▶ Problem: Give the data below again exactly as written, without its pictures.

..............................

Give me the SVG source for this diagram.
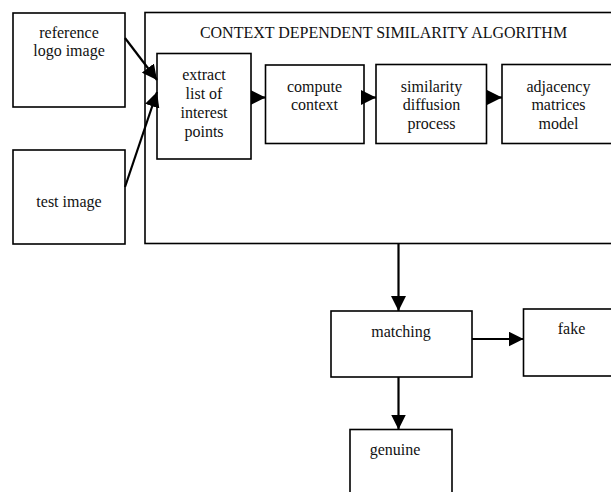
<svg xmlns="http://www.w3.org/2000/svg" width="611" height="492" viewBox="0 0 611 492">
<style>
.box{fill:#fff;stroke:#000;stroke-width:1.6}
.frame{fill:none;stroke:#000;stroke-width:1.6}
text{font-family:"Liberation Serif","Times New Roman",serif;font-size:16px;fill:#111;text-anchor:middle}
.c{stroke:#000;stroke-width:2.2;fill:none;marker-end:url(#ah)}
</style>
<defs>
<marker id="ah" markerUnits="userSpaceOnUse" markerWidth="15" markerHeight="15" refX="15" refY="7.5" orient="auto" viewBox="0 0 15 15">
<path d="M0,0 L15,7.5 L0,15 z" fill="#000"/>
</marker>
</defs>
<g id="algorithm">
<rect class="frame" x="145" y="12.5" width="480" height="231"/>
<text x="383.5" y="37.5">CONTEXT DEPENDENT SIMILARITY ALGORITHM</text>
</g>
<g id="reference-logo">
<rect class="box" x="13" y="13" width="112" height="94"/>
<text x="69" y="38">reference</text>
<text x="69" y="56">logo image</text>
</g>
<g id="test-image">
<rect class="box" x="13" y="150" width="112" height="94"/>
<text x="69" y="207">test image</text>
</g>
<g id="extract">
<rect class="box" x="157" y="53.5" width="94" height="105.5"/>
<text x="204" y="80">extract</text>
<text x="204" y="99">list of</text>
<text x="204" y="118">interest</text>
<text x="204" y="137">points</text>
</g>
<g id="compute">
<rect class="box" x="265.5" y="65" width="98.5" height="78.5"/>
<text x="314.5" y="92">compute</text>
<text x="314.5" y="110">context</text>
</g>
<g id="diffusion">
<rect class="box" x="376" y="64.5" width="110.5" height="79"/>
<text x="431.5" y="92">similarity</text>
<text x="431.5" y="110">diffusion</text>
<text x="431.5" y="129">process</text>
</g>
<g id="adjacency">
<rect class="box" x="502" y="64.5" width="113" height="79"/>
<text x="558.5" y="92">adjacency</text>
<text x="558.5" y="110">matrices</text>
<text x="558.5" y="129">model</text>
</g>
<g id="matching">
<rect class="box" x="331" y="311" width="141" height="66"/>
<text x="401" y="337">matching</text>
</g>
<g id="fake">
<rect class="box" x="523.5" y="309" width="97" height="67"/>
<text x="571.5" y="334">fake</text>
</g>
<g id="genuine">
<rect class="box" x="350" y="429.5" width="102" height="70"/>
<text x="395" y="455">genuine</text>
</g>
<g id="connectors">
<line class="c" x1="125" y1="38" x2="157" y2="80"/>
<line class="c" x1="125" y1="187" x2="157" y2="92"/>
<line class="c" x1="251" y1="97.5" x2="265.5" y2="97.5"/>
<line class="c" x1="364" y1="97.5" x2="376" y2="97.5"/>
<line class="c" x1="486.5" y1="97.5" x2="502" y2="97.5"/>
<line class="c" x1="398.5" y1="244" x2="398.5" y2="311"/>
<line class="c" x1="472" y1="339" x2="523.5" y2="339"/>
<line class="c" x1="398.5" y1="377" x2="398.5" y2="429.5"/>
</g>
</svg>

..............................

▶ Task result:
Give me the SVG source for this diagram.
<svg xmlns="http://www.w3.org/2000/svg" width="611" height="492" viewBox="0 0 611 492">
<style>
.box{fill:#fff;stroke:#000;stroke-width:1.6}
.frame{fill:none;stroke:#000;stroke-width:1.6}
text{font-family:"Liberation Serif","Times New Roman",serif;font-size:16px;fill:#111;text-anchor:middle}
.c{stroke:#000;stroke-width:2.2;fill:none;marker-end:url(#ah)}
</style>
<defs>
<marker id="ah" markerUnits="userSpaceOnUse" markerWidth="15" markerHeight="15" refX="15" refY="7.5" orient="auto" viewBox="0 0 15 15">
<path d="M0,0 L15,7.5 L0,15 z" fill="#000"/>
</marker>
</defs>
<g id="algorithm">
<rect class="frame" x="145" y="12.5" width="480" height="231"/>
<text x="383.5" y="37.5">CONTEXT DEPENDENT SIMILARITY ALGORITHM</text>
</g>
<g id="reference-logo">
<rect class="box" x="13" y="13" width="112" height="94"/>
<text x="69" y="38">reference</text>
<text x="69" y="56">logo image</text>
</g>
<g id="test-image">
<rect class="box" x="13" y="150" width="112" height="94"/>
<text x="69" y="207">test image</text>
</g>
<g id="extract">
<rect class="box" x="157" y="53.5" width="94" height="105.5"/>
<text x="204" y="80">extract</text>
<text x="204" y="99">list of</text>
<text x="204" y="118">interest</text>
<text x="204" y="137">points</text>
</g>
<g id="compute">
<rect class="box" x="265.5" y="65" width="98.5" height="78.5"/>
<text x="314.5" y="92">compute</text>
<text x="314.5" y="110">context</text>
</g>
<g id="diffusion">
<rect class="box" x="376" y="64.5" width="110.5" height="79"/>
<text x="431.5" y="92">similarity</text>
<text x="431.5" y="110">diffusion</text>
<text x="431.5" y="129">process</text>
</g>
<g id="adjacency">
<rect class="box" x="502" y="64.5" width="113" height="79"/>
<text x="558.5" y="92">adjacency</text>
<text x="558.5" y="110">matrices</text>
<text x="558.5" y="129">model</text>
</g>
<g id="matching">
<rect class="box" x="331" y="311" width="141" height="66"/>
<text x="401" y="337">matching</text>
</g>
<g id="fake">
<rect class="box" x="523.5" y="309" width="97" height="67"/>
<text x="571.5" y="334">fake</text>
</g>
<g id="genuine">
<rect class="box" x="350" y="429.5" width="102" height="70"/>
<text x="395" y="455">genuine</text>
</g>
<g id="connectors">
<line class="c" x1="125" y1="38" x2="157" y2="80"/>
<line class="c" x1="125" y1="187" x2="157" y2="92"/>
<line class="c" x1="251" y1="97.5" x2="265.5" y2="97.5"/>
<line class="c" x1="364" y1="97.5" x2="376" y2="97.5"/>
<line class="c" x1="486.5" y1="97.5" x2="502" y2="97.5"/>
<line class="c" x1="398.5" y1="244" x2="398.5" y2="311"/>
<line class="c" x1="472" y1="339" x2="523.5" y2="339"/>
<line class="c" x1="398.5" y1="377" x2="398.5" y2="429.5"/>
</g>
</svg>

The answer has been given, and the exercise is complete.